Monday, July 25, 2011
Huge stumbling block of the layer/comp approach is removed from After Effects.
Note: this is the fourth in a series featuring one After Effects script a week, now appearing at the beginning of each week. For an overview on scripts, check out the debut post.
An astonishing amount of the work that gets done in After Effects is theme and repetition work. You create something, and then there is the need to create 1, 2, 10 or 147 more of them, and for each to be similar yet unique. This generalization clearly applies to motion graphics work, in which pattern forms are part of the deal, but it applies equally well to a visual effects scene with, say, a crowd or a bunch of green screens taken with the same setup.
You can duplicate a comp and re-use it, no problem.

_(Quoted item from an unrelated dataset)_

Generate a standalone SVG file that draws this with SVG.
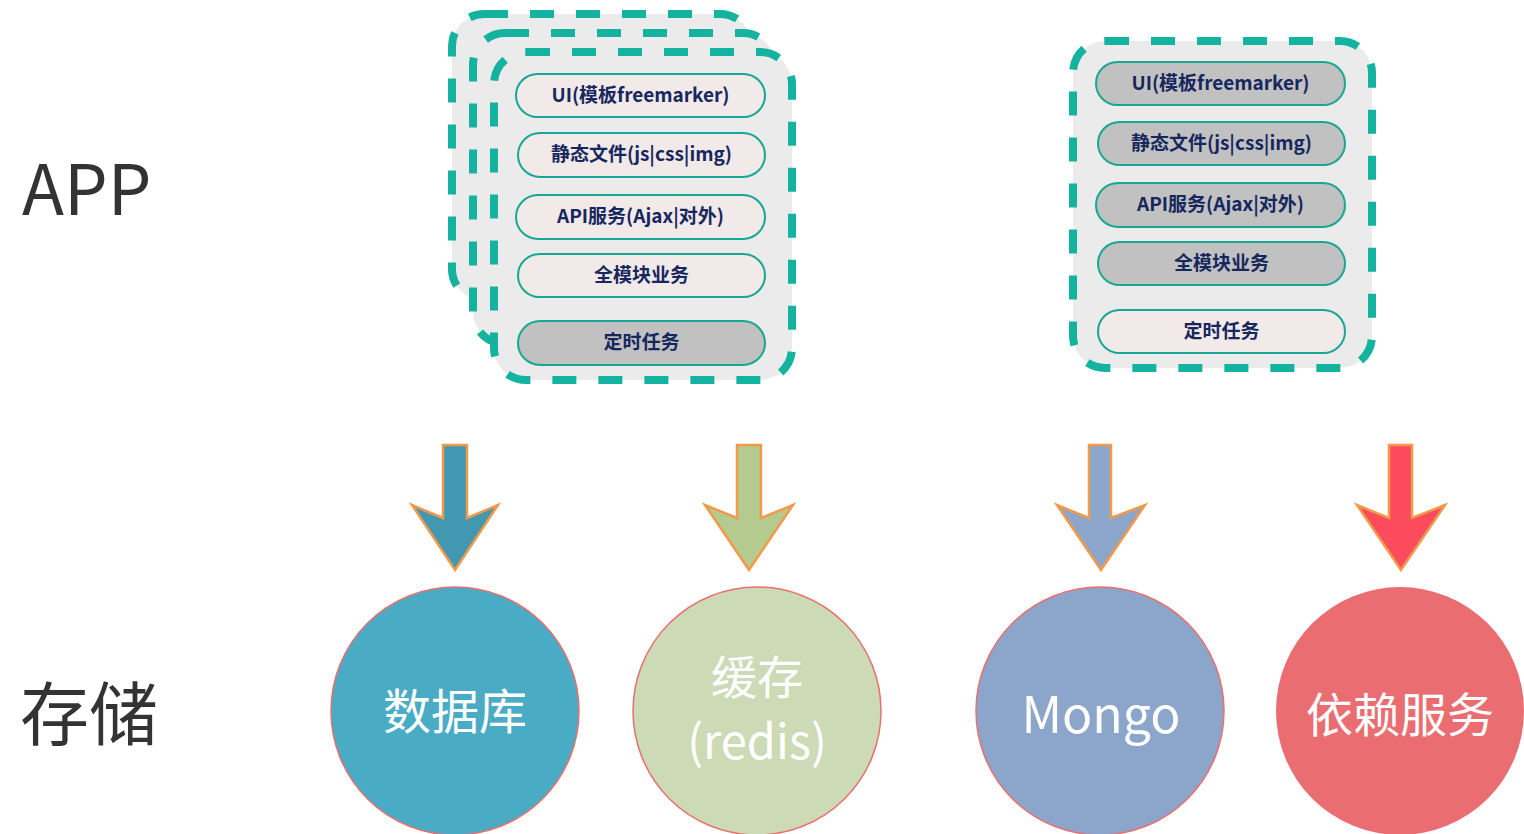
<svg xmlns="http://www.w3.org/2000/svg" width="1524" height="834" viewBox="0 0 1524 834">
<style>
.box{fill:#ebebeb;stroke:#14b39f;stroke-width:8;stroke-dasharray:24 22}
.pill{stroke:#17a895;stroke-width:2}
.pink{fill:#f2e9e9}
.gray{fill:#c1c1c1}
.pt{font-family:"Noto Sans CJK SC","Noto Sans",sans-serif;font-weight:bold;font-size:19px;fill:#16275e;text-anchor:middle}
.lbl{font-family:"Noto Sans CJK SC","Noto Sans",sans-serif;fill:#333333}
.ct{font-family:"Noto Sans CJK SC","Noto Sans",sans-serif;fill:#ffffff;text-anchor:middle}
.arr{stroke:#f39a4a;stroke-width:2.5;stroke-linejoin:miter}
.circ{stroke:#e8706f;stroke-width:1.5}
</style>
<rect width="1524" height="834" fill="#ffffff"/>
<g id="label-app"><text class="lbl" x="22" y="215" font-size="69">APP</text></g>
<g id="label-storage"><text class="lbl" x="20" y="740" font-size="69">存储</text></g>

<g id="app-left">
<rect class="box" x="452" y="14" width="300" height="287" rx="32"/>
<rect class="box" x="473" y="33" width="302" height="311" rx="32"/>
<rect class="box" x="494" y="52" width="298" height="328" rx="32"/>
<g id="l-ui"><rect class="pill pink" x="516" y="74" width="249" height="43" rx="21.5"/><text class="pt" x="640.5" y="102">UI(模板freemarker)</text></g>
<g id="l-static"><rect class="pill pink" x="518" y="133" width="247" height="44" rx="22"/><text class="pt" x="641.5" y="161">静态文件(js|css|img)</text></g>
<g id="l-api"><rect class="pill pink" x="516" y="195" width="249" height="44" rx="22"/><text class="pt" x="640.5" y="223">API服务(Ajax|对外)</text></g>
<g id="l-biz"><rect class="pill pink" x="518" y="254" width="247" height="43" rx="21.5"/><text class="pt" x="641.5" y="282">全模块业务</text></g>
<g id="l-task"><rect class="pill gray" x="518" y="321" width="247" height="44" rx="22"/><text class="pt" x="641.5" y="349">定时任务</text></g>
</g>

<g id="app-right">
<rect class="box" x="1073" y="41" width="299" height="327" rx="32"/>
<g id="r-ui"><rect class="pill gray" x="1096" y="62" width="249" height="43" rx="21.5"/><text class="pt" x="1220.5" y="90">UI(模板freemarker)</text></g>
<g id="r-static"><rect class="pill gray" x="1098" y="122" width="247" height="43" rx="21.5"/><text class="pt" x="1221.5" y="150">静态文件(js|css|img)</text></g>
<g id="r-api"><rect class="pill gray" x="1096" y="183" width="249" height="44" rx="22"/><text class="pt" x="1220.5" y="211">API服务(Ajax|对外)</text></g>
<g id="r-biz"><rect class="pill gray" x="1098" y="242" width="247" height="43" rx="21.5"/><text class="pt" x="1221.5" y="270">全模块业务</text></g>
<g id="r-task"><rect class="pill pink" x="1098" y="310" width="247" height="43" rx="21.5"/><text class="pt" x="1221.5" y="338">定时任务</text></g>
</g>

<g id="connectors">
<polygon class="arr" fill="#4298b0" points="443,445 467,445 467,518 498,505 455,570 412,505 443,518"/>
<polygon class="arr" fill="#b5ca8f" points="737,445 761,445 761,518 793,505 749,570 705,505 737,518"/>
<polygon class="arr" fill="#8ca6cb" points="1089,445 1111,445 1111,518 1145,505 1101,570 1057,505 1089,518"/>
<polygon class="arr" fill="#fb4b5d" points="1389,445 1412,445 1412,518 1445,505 1401,570 1357,505 1389,518"/>
</g>

<g id="db"><circle class="circ" cx="455" cy="711" r="124" fill="#4aabc5"/><text class="ct" x="455" y="729" font-size="48">数据库</text></g>
<g id="cache"><circle class="circ" cx="757" cy="711" r="124" fill="#ccdab5"/><text class="ct" x="757" y="694" font-size="46">缓存</text><text class="ct" x="757" y="759" font-size="47">(redis)</text></g>
<g id="mongo"><circle class="circ" cx="1100" cy="711" r="124" fill="#8ba5cb"/><text class="ct" x="1101" y="733" font-size="50">Mongo</text></g>
<g id="dep"><circle cx="1400" cy="711" r="124" fill="#ea6e71"/><text class="ct" x="1400" y="732" font-size="47">依赖服务</text></g>
</svg>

But if you’re doing your job correctly in After Effects, that one comp may very well not contain all of your work, but is likely to contain sub-comps that contain all of the detail you’ve put into individual elements. These sub-comps often go three or four layers deep, but when you duplicate the master comp, only that one is duplicated; if you also want the sub-comps to be unique - which, more often than not, you do - you need to do that by hand.
And any time you think that thought when working in After Effects, “I guess I need to do this by hand,” try training yourself to think “I must find a script that does this,” and thank me later. Here is a classic example of a workflow problem, plain and simple, that because of how it is implemented in After Effects, can lead not only to painstaking effort but also careless errors (particularly if you loathe repetitive tasks as much as I do, in which case careless errors are a particular Achilles heel).
In Nuke, when you select a set of connected nodes and copy/paste them, all of the components in the new branch are unique (although the file path to any source footage is also copied over, which is easily repleaced). True Comp Duplicator recreates this behavior in After Effects, treating the elements of a comp like the nodes on that Nuke tree, and does it one better by allowing you to choose how the new names are formed.
Sounds trivial, right? Indispensible is more like it. And if you are clever about naming your files, the result can even automatically increment the duplicates in a way that makes logical sense. The UI for this script (when installed into the ScriptUI Panels subfolder, see the first post in this series for details) lets you specify where in the name to increment and even allows you to replace one text string from the source comp with another, which is as good as a custom script for any nodal compositing app.
This is the first script featured in this series that uses the “Name Your Own Price” scheme on aescripts.com; it is shareware, as are the majority of After Effects scripts, despite the recent trends to serialize the most valuable among them. This means you’re not prevented from grabbing it if you’re in a facility where a purchase order would be required to actually buy it on a deadline, and you’re free to kick a few bucks to the developer at any time to encourage more of these great workflow enhancements to be devised and shared.